Сейчас юнец настраивал инструмент, и обрывки мелодий меняли друг друга, как разноцветные шарики в руках умелого циркача.
За столами гомонили, выпивали, играли в кости, наконец, спали, припав небритой щекой к влажной столешнице. Тут и там сновали дебелые девахи в фартуках и с подносами, обнося клиентов харчами и выпивкой, собирая деньги и ловко уворачиваясь от шаловливых рук. На полу, усыпанном лежалыми опилками, нет-нет да пробегали крысы, достаточно наглые и смышленые, чтобы и в живых остаться, и пропитание себе добыть. Чем-то похожий на этих крыс мальчонка-конюх как раз поднимался по лестнице на второй этаж, он перехватил изучающий взгляд Гвоздя, вздрогнул и поспешил дальше.
— Напеть? — повторил Рыжий. — Можно и напеть.
Он поднялся, пересек зал и кивнул тощему лютнисту — тот подыграть согласился, углядев в этом какое-никакое развлечение средь серых будней терзателя струн. Гвоздь напел ему мотив — музыкант уловил и развил, на удивление быстро.
Первые же аккорды оказали на завсегдатаев действие, подобное вместительной кружке ледяной воды, выплеснутой за шиворот. И не потому, что мелодия была какая-то крайне изысканная — а просто новая, они новых лет пять, поди, в этих стенах не слыхали.
Под шкварчание сковородок из-за неприкрытой кухонной двери и шорох крысиных лапок Кайнор запел:
— Дорог бесконечных тончайшие нити —
вы держите прочно, зовете, маните.
Сумою бродяги и звоном монист вы,
как только осяду на месяц — мне снитесь.
Единственный до сих пор похрапывавший посетитель «Единорожца» — широкоплечий бородач с кулаками-каменюками вскинулся и сонно уставился на Гвоздя, почесывая затекшую шею.
— Дожди и метели, улыбки и плети…
Вы мне не сулите наживы и лести.
И каждый изгиб ваш — столетья, столетья…
И каждый мой шаг — первый? или последний?
Под деревом тем ли прилягу навеки,
во тьме ли, при свете? — вопрос без ответа.
Я вам благодарен, родные, за это.
Я волен, как ветер, — во тьме и при свете!
«Лютнист ритм держит, молодец. Правда, инструмент у него не из лучших, ну так и не в королевском же дворце выступаем, чего ты хочешь.

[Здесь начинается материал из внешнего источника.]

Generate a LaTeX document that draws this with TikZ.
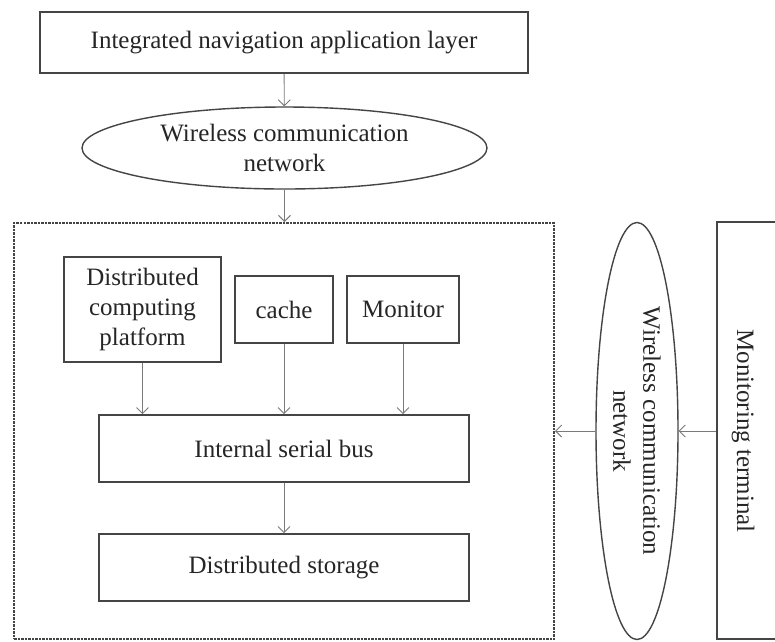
\documentclass[tikz,border=0pt]{standalone}
\usepackage{fontspec}
\setmainfont{Liberation Serif}
\usetikzlibrary{shapes.geometric,arrows.meta}
\definecolor{boxc}{HTML}{454545}
\definecolor{arrc}{HTML}{7A7A7A}
\definecolor{txtc}{HTML}{262626}
\tikzset{
  every node/.style={text=txtc,font=\fontsize{25}{30}\selectfont},
  box/.style={draw=boxc,line width=1.7pt,rectangle,inner sep=0pt,align=center},
  ell/.style={draw=boxc,line width=1.4pt,ellipse,inner sep=0pt,align=center},
  arr/.style={draw=arrc,line width=0.9pt,-{Straight Barb[length=6pt,width=12pt]}},
  frame/.style={draw=boxc,line width=2pt,dash pattern=on 2.5pt off 1pt,rectangle,inner sep=0pt}
}
\begin{document}
\begin{tikzpicture}[x=1pt,y=-1pt]
\useasboundingbox (0,0) rectangle (775,641);
\fill[white] (0,0) rectangle (775,641);
\node[box,minimum width=488,minimum height=61] (top) at (284,42.5) {Integrated navigation application layer};
\node[ell,minimum width=405,minimum height=82] (hell) at (284.5,148) {Wireless communication\\network};
\node[frame,minimum width=540,minimum height=416] (frm) at (284,431) {};
\node[box,minimum width=157,minimum height=105] (dcp) at (142.5,309.5) {Distributed\\computing\\platform};
\node[box,minimum width=98,minimum height=67] (cache) at (284,309.5) {cache};
\node[box,minimum width=112,minimum height=67] (mon) at (403,309.5) {Monitor};
\node[box,minimum width=370,minimum height=67] (bus) at (284,448.5) {Internal serial bus};
\node[box,minimum width=370,minimum height=67] (sto) at (284,567.5) {Distributed storage};
\node[ell,rotate=-90,minimum width=417,minimum height=82] (vell) at (637,431) {Wireless communication\\network};
\node[box,minimum width=90,minimum height=417] (term) at (762,430.5) {};
\node[rotate=-90] (termlbl) at (743,431) {Monitoring terminal};
\draw[arr] (top) -- (hell);
\draw[arr] (hell) -- (frm.north -| hell.south);
\draw[arr] (dcp.south) -- (dcp.south |- bus.north);
\draw[arr] (cache.south) -- (cache.south |- bus.north);
\draw[arr] (mon.south) -- (mon.south |- bus.north);
\draw[arr] (bus) -- (sto);
\draw[arr] (term.west |- vell.center) -- (vell);
\draw[arr] (vell) -- (frm.east |- vell.center);
\end{tikzpicture}
\end{document}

…О, а вон и графинька, помывшись, изволили снизойти нам, худородным. Ишь ты, встала на лесенке, глазенками сверкает песню, значит, слушает. Сейчас опять затянет « пре-елесть, пре-елесть»…
Ну и пусть затягивает, мне-то что за дело! »
Таверны, приюты, дворцы и хибары —
вы мне не нужны, дорогие, и даром.
Пусть даже догонит меня моя старость —
не сдамся, приму ее, словно подарок!
Встречаю улыбкою каждое утро.
И жизнь моя — мой случайный попутчик.
Мы с нею расстанемся скоро,
как будто и не было нас.
Таю тенью.
Забудьте…
Последний аккорд до неприличного долго дрожал в таверновом междозвучье; а потом…
— Дяденька, отпустите, больно ведь! — Это, значит, вместо аплодисментов.
Музыкант аж лютню свою выронил — с перепугу решил, наверное, что это она кричит. Но кричал мальчишка-конюх, чье ухо, цепко зажатое смуглыми пальцами Айю-Шуна, уже начало наливаться цветом спелой клубники.
Чернявая резко повернулась к тайнангинцу:
— В чем дело?
Но ответил не он, а Маталь, выглядывавшая из-за плеча (точнее, из-за пояса) Айю-Шуна:
— А правильно! А чего он?!
— Кто «он» и что «чего»? — кажется, начала злиться графинька.
— Этот мальчишка был в комнате господина Кайнора, — пояснил наконец тайнангинец. — Думаю, он собирался что-нибудь оттуда стащить.
Айю-Шун тряхнул конюха, тот неловко взмахнул руками и выронил чашу, которую прятал под курткой.
— Вот видите, госпожа!
— Вижу. — Чернявая подняла чашу и повертела ее в руках: это была недорогая безделушка, изготовленная из кости, с резными фигурками по кругу и ручкой-змеей. Чаша принадлежала господину Туллэку, что тот и подтвердил приглушенным восклицанием.